While testing manually is certainly easier, an automated test suite is preferable. As previously discussed, if you can configure your distributed data store to run on one box, you should be able to write an automated test suite to help test it.

The following items need to be guaranteed when testing for node failure in a test suite:

The test data must have been added to the system and fully propagated throughout the cluster. Several strategies for ensuring this were described earlier.
When a node is brought down in the test suite, you need to be able to verify it has actually gone down and is inaccessible. A node that did not respond to your signal should not be able to serve data and obscure your results.
You should be able to pull every single piece of data stored in your distributed data storage system without error. If any pulls fail, then the system has a data-distribution bug that needs to be corrected.
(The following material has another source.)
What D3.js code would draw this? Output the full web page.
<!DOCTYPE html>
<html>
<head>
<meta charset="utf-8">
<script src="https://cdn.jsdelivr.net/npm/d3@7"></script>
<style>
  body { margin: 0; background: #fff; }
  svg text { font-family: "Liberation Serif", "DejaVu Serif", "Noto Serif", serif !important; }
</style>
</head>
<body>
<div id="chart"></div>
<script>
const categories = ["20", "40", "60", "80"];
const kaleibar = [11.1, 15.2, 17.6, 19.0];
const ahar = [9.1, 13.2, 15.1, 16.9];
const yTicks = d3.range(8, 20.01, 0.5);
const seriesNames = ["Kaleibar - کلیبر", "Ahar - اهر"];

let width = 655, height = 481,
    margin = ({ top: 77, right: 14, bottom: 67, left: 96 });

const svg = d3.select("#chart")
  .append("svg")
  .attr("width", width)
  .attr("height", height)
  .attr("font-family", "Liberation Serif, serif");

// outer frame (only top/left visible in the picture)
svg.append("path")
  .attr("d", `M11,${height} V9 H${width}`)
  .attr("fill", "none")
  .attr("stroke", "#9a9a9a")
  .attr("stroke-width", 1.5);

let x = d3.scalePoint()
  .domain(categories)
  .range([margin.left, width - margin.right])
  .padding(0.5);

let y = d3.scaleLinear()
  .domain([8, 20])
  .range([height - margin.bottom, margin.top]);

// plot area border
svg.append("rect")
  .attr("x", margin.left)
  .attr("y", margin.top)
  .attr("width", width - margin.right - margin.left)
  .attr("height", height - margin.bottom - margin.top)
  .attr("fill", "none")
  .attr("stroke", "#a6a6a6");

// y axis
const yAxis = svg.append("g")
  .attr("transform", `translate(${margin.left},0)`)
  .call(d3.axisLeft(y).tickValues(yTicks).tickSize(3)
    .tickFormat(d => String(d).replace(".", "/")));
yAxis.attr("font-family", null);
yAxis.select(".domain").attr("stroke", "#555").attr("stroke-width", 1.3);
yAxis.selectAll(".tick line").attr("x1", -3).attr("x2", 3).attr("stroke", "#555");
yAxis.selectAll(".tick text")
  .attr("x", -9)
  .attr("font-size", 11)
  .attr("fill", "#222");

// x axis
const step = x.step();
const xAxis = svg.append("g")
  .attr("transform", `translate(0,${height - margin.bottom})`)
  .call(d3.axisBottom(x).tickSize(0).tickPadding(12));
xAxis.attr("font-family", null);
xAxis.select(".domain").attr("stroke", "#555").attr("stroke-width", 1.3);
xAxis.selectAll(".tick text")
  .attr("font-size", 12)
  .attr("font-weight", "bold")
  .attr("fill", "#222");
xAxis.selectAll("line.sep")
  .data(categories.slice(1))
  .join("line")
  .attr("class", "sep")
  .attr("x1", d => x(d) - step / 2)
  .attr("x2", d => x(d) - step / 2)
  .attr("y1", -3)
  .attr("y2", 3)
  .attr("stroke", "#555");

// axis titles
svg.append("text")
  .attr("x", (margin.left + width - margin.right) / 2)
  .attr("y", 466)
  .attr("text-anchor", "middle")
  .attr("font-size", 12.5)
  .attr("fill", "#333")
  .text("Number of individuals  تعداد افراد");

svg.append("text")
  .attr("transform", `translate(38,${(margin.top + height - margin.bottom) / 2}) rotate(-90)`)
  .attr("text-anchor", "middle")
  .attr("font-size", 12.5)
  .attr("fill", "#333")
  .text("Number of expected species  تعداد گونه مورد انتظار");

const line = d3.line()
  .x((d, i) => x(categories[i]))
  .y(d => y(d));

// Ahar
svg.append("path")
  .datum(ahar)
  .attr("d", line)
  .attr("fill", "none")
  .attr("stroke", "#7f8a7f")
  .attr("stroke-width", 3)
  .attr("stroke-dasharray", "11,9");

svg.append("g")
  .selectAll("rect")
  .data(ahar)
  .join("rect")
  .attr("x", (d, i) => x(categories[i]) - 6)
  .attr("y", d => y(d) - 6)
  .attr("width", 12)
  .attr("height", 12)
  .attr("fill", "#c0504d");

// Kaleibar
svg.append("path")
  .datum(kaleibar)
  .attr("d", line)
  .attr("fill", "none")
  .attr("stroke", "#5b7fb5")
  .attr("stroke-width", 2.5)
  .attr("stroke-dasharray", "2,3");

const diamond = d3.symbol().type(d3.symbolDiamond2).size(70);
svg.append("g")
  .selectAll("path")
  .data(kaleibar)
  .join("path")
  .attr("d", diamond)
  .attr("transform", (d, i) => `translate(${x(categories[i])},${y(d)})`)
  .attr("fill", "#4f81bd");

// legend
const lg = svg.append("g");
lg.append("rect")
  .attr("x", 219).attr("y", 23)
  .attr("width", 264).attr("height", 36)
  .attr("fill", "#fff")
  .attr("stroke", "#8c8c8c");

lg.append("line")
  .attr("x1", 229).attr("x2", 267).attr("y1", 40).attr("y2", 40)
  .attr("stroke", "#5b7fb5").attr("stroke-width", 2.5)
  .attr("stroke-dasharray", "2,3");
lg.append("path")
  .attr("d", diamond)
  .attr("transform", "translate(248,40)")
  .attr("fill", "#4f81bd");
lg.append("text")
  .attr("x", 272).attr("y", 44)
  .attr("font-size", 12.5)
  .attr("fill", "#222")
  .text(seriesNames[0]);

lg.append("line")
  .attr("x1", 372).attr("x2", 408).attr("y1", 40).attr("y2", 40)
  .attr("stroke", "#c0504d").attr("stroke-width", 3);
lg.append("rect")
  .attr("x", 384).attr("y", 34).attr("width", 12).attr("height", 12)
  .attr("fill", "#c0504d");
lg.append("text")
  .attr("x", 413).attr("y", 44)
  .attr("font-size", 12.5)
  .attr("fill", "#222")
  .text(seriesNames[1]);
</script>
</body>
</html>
Testing for node failure requires the ability to pull data from individual nodes in the system. It is well worth the time to ensure when attempting to pull data from a node, you can tell the node to do one of the following:

Provide the “best data” stored in the cluster, along with an indication of where the data came from.
Provide the data owned by that particular node, regardless of whether or not “better” data is stored elsewhere.
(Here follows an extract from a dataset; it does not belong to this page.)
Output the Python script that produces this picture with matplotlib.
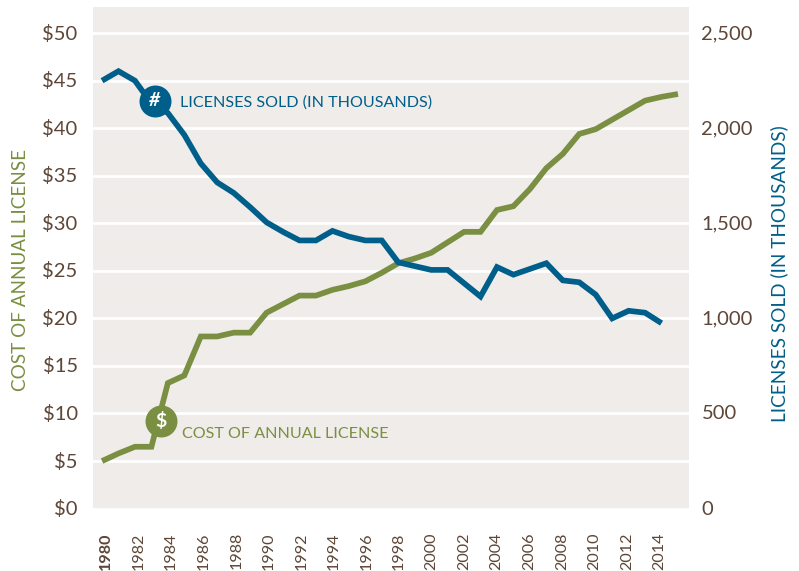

The ability to verify data storage on individual nodes is essential, even if the standard use case is to provide the freshest data. This will help squash lots of bugs before they manifest in the production environment. This may require adding data entry points in the API that are primary (or indeed, exclusively) used for testing, since during typical use, you will likely not care which node the data is served from as long as the data is correct.

Once you have the ability to verify data storage on each individual node in place, it is time to begin testing. The first step is to decide on a node to kill and bring it down. Try to pull data from the node after it fails; the retrieval should fail and exit cleanly. If the retrieval gives back data or hangs, then you need to ensure the data node handles shutdowns properly.

The next step is to pull data from the cluster. You should be able to pull every single data point you added to the cluster, even though a node is down. If any data is missing, you have a data-distribution bug, or the data was not given adequate time to complete all of its asynchronous data distribution before the node was shut down. If the test results are inconsistent from run to run, it is likely the result of asynchronous data-distribution failure. Fix that issue and try again. If the results are consistent, it is much more likely that you have a bug.

If data is stored redundantly across the cluster, then reconstructing a node that has completely failed should be possible. Testing this is similar to testing a node that is down: turn off the node, remove all of the data, rebuild the node, turn the node back on, and verify the data you expect to be on that node actually exists on it. You really want to have this functionality, and you definitely must ensure it works properly. When a production node crashes and loses all of its data, you need to be able to re-create the node quickly and with confidence it is working.

Conclusion

Verifying your entire system works together and can recover cleanly from failure conditions is extremely important. The strategies outlined in this article should help in testing systems more effectively.

It is important to note, however, that no two distributed systems are the same, and what works in some may not work in others. Keep in mind the way your own system works and ensure you are testing it in a manner that makes sense, given the particulars of your system.